Like the Copts and Nestorians, the Jacobites were outlawed as schismatics under Greek Orthodox rule. The Nestorians escaped to Persia (Iran) but the Jacobites seem to have been the majority of the inhabitants of Syria before the Arab conquest. After 658 they had the same rights as other Christians under Muslim rule, and were even allowed to do missionary work in Mesopotamia and Iran. They were less easily accepted by the Turks and Crusaders who arrived in the 11th century. European Christians were not at first able to distinguish between Muslim and Christian inhabitants of the Levant, and they were suspicious of even Greek Orthodox believers, but by the early 12th century, they seem to have been at least coexisting with the Jacobite church. Hulagu, Mongol conqueror of Baghdad and Damascus by 1258, also seems to have respected the church’s right to exist, at least after the initial horrors of Mongol conquest. After 1295 Mongol conversion to Islam led to massacres of Jacobite Christians in northern Syria and Mesopotamia. Monasteries and libraries belonging to the churches were lost. The Jacobites continued to exist as a heavily taxed minority under Ottoman rule.

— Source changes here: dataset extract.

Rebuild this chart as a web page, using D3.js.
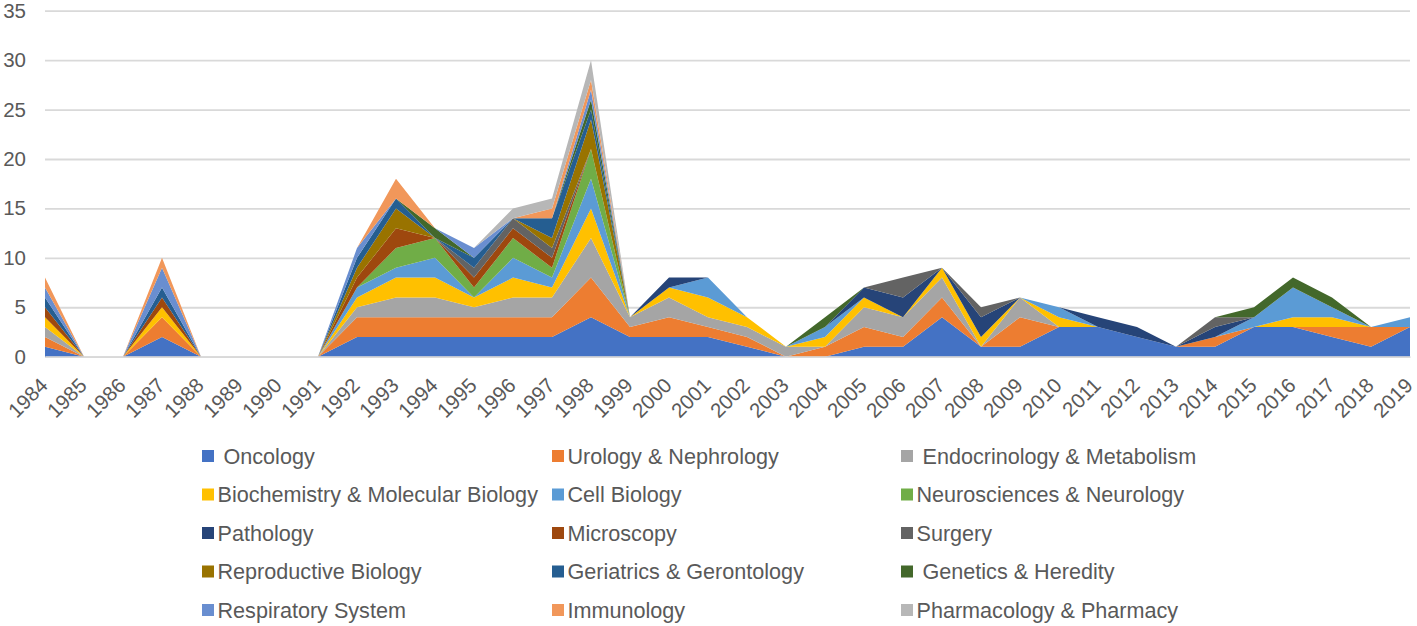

JACQUES DE VITRY. (c.1170-1240). Jacques/James was educated in Paris and ordained a priest in 1210. He served as a regular canon in the church of St. Nicholas of Oignies in the diocese of Liège in 1211-16. In 1213 he preached the Albigensian crusade, and in 1214 was with a party of crusaders at the siege of Toulouse. He then preached the Fifth Crusade and was elected bishop of Acre (r.1216-27). He accompanied the crusade to Damietta and wrote an account of the expedition in letters to Pope Honorius III. By 1228 he had resigned his office in Acre to become auxiliary bishop of Liège. He was made cardinal-bishop of Tusculum in 1228 or 1229. His various writings (sermons, letters, narratives) are an important source of information for the early 13th century.

JAFFA. Jaffa, a commercial port mentioned in both the Old and New Testaments, was critical to supplying the Latin Kingdom and especially crusader Jerusalem after 1099. It became the base for a crusader county and was held by Guy of Lusignan when Saladin conquered the Latin Kingdom in 1187.